En la genealogía de la felicidad está la
fraternidad, tratar al otro como si fuera nuestro propio duplicado,
corresponderle como una persona equivalente a la nuestra. La felicidad vincula
con los demás, con la maraña de interacciones policéntricas que entretejemos
con nuestros pares, con la camaradería y pulsión cooperadora que reclaman las
tareas que desbordan nuestra capacidad, con la experiencia irremplazable del
reconocimiento y el cariño que siempre nos los tiene que expedir alguien ajeno
a nosotros, con el afecto que nutre las relaciones en una simbiosis alimenticia
que nos hace sentir vivos.
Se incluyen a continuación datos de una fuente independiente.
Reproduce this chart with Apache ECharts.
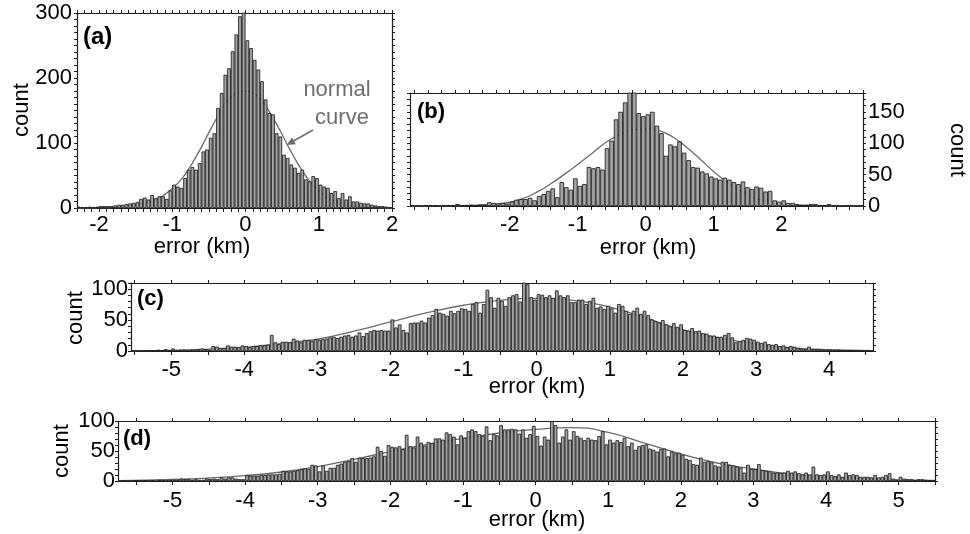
<!DOCTYPE html>
<html><head><meta charset="utf-8">
<script src="https://cdn.jsdelivr.net/npm/echarts@6/dist/echarts.min.js"></script>
<style>html,body{margin:0;padding:0;background:#fff}#c{width:970px;height:534px}</style>
</head><body><div id="c"></div>
<script>
// ---------------- DATA ----------------
// (a) histogram: 0.05 km bins starting at -2.3 km
const binStartA = -2.3, binWidthA = 0.05;
const countsA = [2,1,1,2,1,2,3,3,3,3, 4,5,5,6,7,8,9,14,16,13, 20,15,18,18,14,27,36,33,31,46,
  59,63,59,69,87,90,108,115,154,177, 205,215,241,267,295,305,258,246,228,213,
  195,167,146,144,115,110,82,77,67,62, 54,59,44,41,49,46,36,33,31,23,
  26,15,23,13,18,10,10,8,7,7, 5,4,3,3,2,1];
const curveAx = [-2.3,-2.0,-1.8,-1.6,-1.4,-1.3,-1.2,-1.1,-1.0,-0.9,-0.8,-0.7,-0.6,-0.5,-0.4,-0.3,-0.2,-0.1,0,0.1,0.2,0.3,0.4,0.5,0.6,0.7,0.8,0.9,1.0,1.1,1.2,1.3,1.4,1.6,1.8,2.0];
const curveAy = [0,0.5,1,3,7,10,14,21,30,41,56,74,94,116,137,156,170,178,180,177,168,153,134,113,91,71,53,38,26,17,11,7,4,1.5,0.5,0];

// (b) histogram: 1/15 km bins starting at -52/15 km
const binStartB = -52/15, binWidthB = 1/15;
const countsB = [1,1,0,1,1,1,0,1,1,1,3,1,1,2,1,2,2,6,5,4,5,4,
  7,10,11,11,13,9,16,19,24,28, 14,38,30,26,44,32,35,62,60,62, 58,92,104,138,150,165,185,185,148,143,
  146,150,128,116,80,98,95,103,85,73, 62,61,55,52,47,44,42,45,42,38, 35,39,30,27,31,29,23,24,9,7,
  9,5,5,3,2,2,3,3,1,1, 3,1,1,0,1,1,0,1];
const curveBx = [-3.4667,-3.0,-2.6,-2.4,-2.2,-2.0,-1.8,-1.6,-1.4,-1.2,-1.0,-0.8,-0.6,-0.4,-0.2,0,0.2,0.4,0.6,0.8,1.0,1.2,1.4,1.6,1.8,2.0,2.2,2.4,2.8,3.2];
const curveBy = [0,0.3,1,2,3,6,12,22,35,50,66,83,100,113,121,123,120,110,94,75,55,38,24,13,7,3,1.5,0.8,0.2,0];

// (c) histogram: 0.05 km bins starting at -5.55 km
const binStartC = -5.55, binWidthC = 0.05;
const countsC = [1,1,0,1,1,1,0,2,1,3,1,
  4,1,2,2,1,2,2,3,4,3, 2,8,7,5,5,9,7,7,6,9,
  8,6,8,8,9,9,10,26,14,11, 15,15,14,20,17,14,18,18,16,19,
  18,19,20,22,23,21,23,25,26,23, 25,30,24,29,32,34,33,34,33,33,
  51,38,43,34,30,45,46,46,49,46, 54,58,68,62,60,57,65,61,65,69,
  68,65,76,79,62,76,99,87,70,86, 81,73,87,90,92,80,111,108,87,83,
  92,91,87,90,86,98,90,87,90,79, 79,83,83,76,81,86,70,72,68,73,
  69,62,76,73,65,60,65,70,60,65, 58,51,48,46,50,43,40,45,39,43,
  34,33,37,32,33,29,28,25,25,23, 23,26,29,22,14,16,18,21,20,18,
  15,13,15,11,10,11,8,9,6,8, 7,5,4,3,7,3,3,3,2,2,
  2,1,2,1,1,1,1,0,1,0,1,0];
const curveCx = [-5.55,-5.0,-4.5,-4.0,-3.5,-3.0,-2.5,-2.0,-1.5,-1.0,-0.5,0,0.5,1.0,1.5,2.0,2.5,3.0,3.5,4.0,4.6];
const curveCy = [0.3,1,3,6,12,19,32,47,62,74,82,85,82,71,53,34,21,11,5,2,0.5];

// (d) histogram: 0.05 km bins starting at -5.75 km
const binStartD = -5.75, binWidthD = 0.05;
const countsD = [0,1,0,0,1,1,0,1,0,1,0,2,1,1,2,
  2,2,4,3,3,2,3,2,2,4, 3,4,3,6,4,6,6,4,3,3,
  10,9,9,9,10,10,11,11,11,12, 17,16,16,17,18,20,21,20,27,26,
  16,26,17,22,22,27,29,32,33,38, 32,39,38,38,39,41,57,50,42,60,
  57,56,58,53,77,58,56,74,64,59, 65,63,71,71,69,81,78,74,61,76,
  72,83,86,83,78,75,91,68,78,76, 93,86,86,87,86,79,86,72,78,92,
  75,59,74,69,100,93,64,74,86,69, 83,75,72,68,72,69,68,75,83,61,
  69,64,68,65,72,58,64,52,58,60, 61,54,52,49,53,54,41,49,46,47,
  43,37,35,28,27,39,32,33,31,26, 24,32,32,27,26,24,22,14,27,20,
  20,28,18,17,16,14,14,13,14,17, 14,16,13,11,14,11,24,11,10,11,
  16,10,8,11,7,14,10,11,10,7, 7,7,6,10,6,7,10,13,4,2,
  7,4,3,3,2,3,3,2,1,1];
const curveDx = [-5.75,-5.0,-4.5,-4.0,-3.5,-3.0,-2.5,-2.0,-1.5,-1.0,-0.5,0,0.5,1.0,1.5,2.0,2.5,3.0,3.5,4.0,4.5,5.0,5.5];
const curveDy = [0.7,2.5,5,9,15,24,36,49,61,71,80,86,89,81,63,45,30,20,12,7,4,2,1];

// tick labels
const xLabelsA = [-2,-1,0,1,2];
const xLabelsB = [-2,-1,0,1,2];
const xLabelsC = [-5,-4,-3,-2,-1,0,1,2,3,4];
const xLabelsD = [-5,-4,-3,-2,-1,0,1,2,3,4,5];
const yLabelsA = [0,100,200,300];
const yLabelsB = [0,50,100,150];
const yLabelsC = [0,50,100];
const yLabelsD = [0,50,100];

// ---------------- LAYOUT ----------------
const FONT = '"Liberation Sans", Arial, Helvetica, sans-serif';
const FRAME = '#1e1e1e';
function stepTicks(a, b, s) {
  const out = [];
  for (let k = Math.ceil(a / s - 1e-9); k * s <= b + 1e-9; k++) out.push(+(k * s).toFixed(6));
  return out;
}
function pairs(xs, ys) { return xs.map((x, i) => [x, ys[i]]); }
function binPairs(start, w, counts) {
  return counts.map((c, i) => [+(start + (i + 0.5) * w).toFixed(6), c]);
}

const panels = [
  {grid:{left:77, top:13, width:315, height:195}, xmin:-2.3, xmax:2.0, ymax:300,
   xl:xLabelsA, yl:yLabelsA, xminor:0.1, xm:6, ym:5, yRight:false,
   bars:binPairs(binStartA, binWidthA, countsA), curve:pairs(curveAx, curveAy)},
  {grid:{left:410, top:93, width:453, height:113}, xmin:-52/15, xmax:3.2, ymax:180,
   xl:xLabelsB, yl:yLabelsB, xminor:0.2, xm:8, ym:5, yRight:true,
   bars:binPairs(binStartB, binWidthB, countsB), curve:pairs(curveBx, curveBy)},
  {grid:{left:131, top:283, width:742, height:68}, xmin:-5.55, xmax:4.6, ymax:110,
   xl:xLabelsC, yl:yLabelsC, xminor:0.5, xm:8, ym:3, yRight:false,
   bars:binPairs(binStartC, binWidthC, countsC), curve:pairs(curveCx, curveCy)},
  {grid:{left:118, top:421, width:817, height:60}, xmin:-5.75, xmax:5.5, ymax:100,
   xl:xLabelsD, yl:yLabelsD, xminor:0.5, xm:9, ym:3, yRight:false,
   bars:binPairs(binStartD, binWidthD, countsD), curve:pairs(curveDx, curveDy)}
];

const lineStyle = {color: FRAME, width: 1.2};
const labelStyle = {fontSize: 22, color: '#000', fontFamily: FONT};
const grids = [], xAxes = [], yAxes = [], series = [];
panels.forEach((p, i) => {
  grids.push(Object.assign({containLabel:false}, p.grid));
  const xMinor = stepTicks(p.xmin, p.xmax, p.xminor);
  const yMinor = stepTicks(0, p.ymax, 10);
  xAxes.push({type:'value', gridIndex:i, position:'bottom', min:p.xmin, max:p.xmax,
    axisLine:{show:true, onZero:false, lineStyle},
    axisTick:{show:true, customValues:xMinor, length:4, lineStyle:{color:FRAME, width:1}},
    axisLabel:Object.assign({show:true, customValues:p.xl, margin:p.xm}, labelStyle),
    splitLine:{show:false}});
  xAxes.push({type:'value', gridIndex:i, position:'top', min:p.xmin, max:p.xmax,
    axisLine:{show:true, onZero:false, lineStyle},
    axisTick:{show:true, customValues:xMinor, length:3, lineStyle:{color:FRAME, width:1}},
    axisLabel:{show:false}, splitLine:{show:false}});
  yAxes.push({type:'value', gridIndex:i, position:'left', min:0, max:p.ymax,
    axisLine:{show:true, onZero:false, lineStyle},
    axisTick:{show:true, customValues:yMinor, length:3, lineStyle:{color:FRAME, width:1}},
    axisLabel:Object.assign({show:!p.yRight, customValues:p.yl, margin:p.ym}, labelStyle),
    splitLine:{show:false}});
  yAxes.push({type:'value', gridIndex:i, position:'right', min:0, max:p.ymax,
    axisLine:{show:true, onZero:false, lineStyle},
    axisTick:{show:true, customValues:yMinor, length:3, lineStyle:{color:FRAME, width:1}},
    axisLabel:Object.assign({show:p.yRight, customValues:p.yl, margin:p.ym}, labelStyle),
    splitLine:{show:false}});
  series.push({type:'line', xAxisIndex:2*i, yAxisIndex:2*i, data:p.curve, smooth:0.5,
    symbol:'none', clip:true, z:2, lineStyle:{color:'#6b6b6b', width:1.3}});
  series.push({type:'bar', xAxisIndex:2*i, yAxisIndex:2*i, data:p.bars, barWidth:'100%',
    barCategoryGap:'0%', clip:true, z:3,
    itemStyle:{color:'#a4a4a4', borderColor:'#141414', borderWidth:0.8}});
});

function txt(x, y, text, opt) {
  return Object.assign({type:'text', x, y, silent:true, z:10,
    style:Object.assign({text, fill:'#000', fontSize:22, fontFamily:FONT,
      align:'center', verticalAlign:'middle'}, (opt && opt.style) || {})},
    (opt && opt.rotation !== undefined) ? {rotation:opt.rotation, originX:0, originY:0} : {});
}
const bold = {style:{fontWeight:'bold', align:'left'}};
const graphics = [
  txt(83, 37, '(a)', {style:{fontWeight:'bold', align:'left', fontSize:24}}),
  txt(417, 112, '(b)', bold),
  txt(137, 299, '(c)', bold), txt(123, 439, '(d)', bold),
  txt(22, 110, 'count', {rotation:Math.PI/2}),
  txt(957, 150, 'count', {rotation:-Math.PI/2}),
  txt(76, 318, 'count', {rotation:Math.PI/2}),
  txt(62, 451, 'count', {rotation:Math.PI/2}),
  txt(202, 247, 'error (km)'), txt(648, 248, 'error (km)'),
  txt(537, 387, 'error (km)'), txt(537, 520, 'error (km)'),
  txt(337, 90, 'normal', {style:{fill:'#6e6e6e'}}),
  txt(342, 118, 'curve', {style:{fill:'#6e6e6e'}}),
  {type:'line', silent:true, z:10, shape:{x1:313, y1:130, x2:293, y2:141.2},
   style:{stroke:'#6e6e6e', lineWidth:1.6}},
  {type:'polygon', silent:true, z:10, shape:{points:[[286.5,145],[295.9,144.2],[292.0,137.6]]},
   style:{fill:'#6e6e6e'}}
];

const chart = echarts.init(document.getElementById('c'), null, {renderer:'canvas', width:970, height:534});
chart.setOption({animation:false, backgroundColor:'#fff', grid:grids, xAxis:xAxes, yAxis:yAxes,
  series, graphic:graphics});
</script></body></html>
En el esclarecedor ensayo Flow, que
aglutinaba cientos de entrevistas, se colegía que el momento más placentero de
las personas consultadas emergía cuando hacían algo que les encantaba, y lo
hacían de un modo compartido. Este resultado bidimensional destapaba el secreto
de la felicidad: hacer cosas que nos gusten y hacerlas, o compartirlas, con la
gente cercana que las siente como propias. Para poder trabar amistad con la
felicidad necesitamos alejarnos del totalitarismo narcisista que irradia
nuestro ego y disolvernos en los demás, adentrarnos en ellos, que sus fines y
los nuestros estén alineados por nuestra común condición de frágiles y
precarios seres humanos. El libro de Paloma Rosada narra en sus páginas finales
los testimonios de gente que poco antes de morir confesaba qué era aquello de
lo que se arrepentía en esos postreros momentos, qué deuda dejaban por saldar,
por qué les enojaba ser expulsados del reino de los vivos. La queja más
frecuente era la de no haber manifestado sus afectos, no haber expresado el
amor que sentían por las personas que siempre habían estado cerca de ellas. Se
puede argüir que la degustación del otro y su verbalización es la fuente de
nuestra felicidad. La felicidad comparece cuando uno brinca el perímetro de su
yo. Cuando se adentra en el territorio del nosotros.